How do you manage patients with Guillain-Barre syndrome? Dr. Josephson urged hospitalists to think about life-threatening complications, noting that respiratory failure is at the top of the list.
“We tend to intubate Guillain-Barre patients when their FVC dips below 20 cc/kg,” he explained. If you don’t, these patients should be monitored in intensive care or a step-down unit, where they’ll receive FVCs and MIFs every six to eight hours.
“When the FVC goes down or the MIF goes from -40 to -30 to -20, it’s time to intubate them,” he said. “If you wait for the carbon dioxide to rise or the sats to drop, it’s generally too late with neuromuscular weakness.”
Given today’s generally high quality of ICU care, Dr. Josephson added, most of these patients who die succumb to thromboembolic disease. “Don’t forget that these patients are completely immobilized for weeks at a time,” he said, “so subcutaneous heparin is absolutely essential to prevent PE and DVT.”
At the same time, don’t overlook the effect of Guillain-Barre on patients’ autonomic nerves, which can cause death from cardiac arrhythmias.
Also expect these patients to occasionally develop “an extremely severe ileus due to autonomic dysfunction,” Dr.
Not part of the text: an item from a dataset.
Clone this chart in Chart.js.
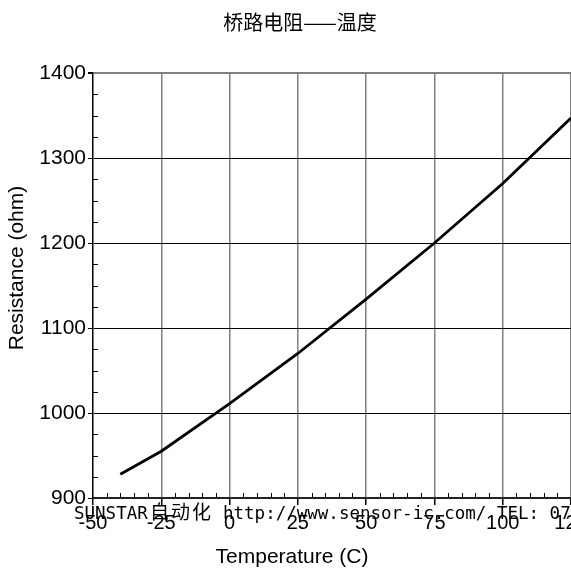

Josephson said. “It’s very difficult to treat.”
IVIG or pheresis?
Multiple randomized trials have established two options for treating Guillain-Barre: intravenous immunoglobulin (IVIG) and plasmapheresis.
Neither has any advantage over the other, Dr. Josephson said, nor is there any advantage to sequential IVIG followed by pheresis or the other way around. Because IVIG is much easier to initiate, “We use a lot more IVIG in the middle of the night,” he said. For community hospitals that don’t offer plasmapheresis, start patients on IVIG as soon as the diagnosis is made.
Finally, while steroids are not effective, early treatment is. “Treatment has never been shown to help mortality,” Dr. Josephson said, “but it has been shown to help patients recover and shorten the duration of their illness. You can decrease both their chances of being ventilated and their number of days on a vent.”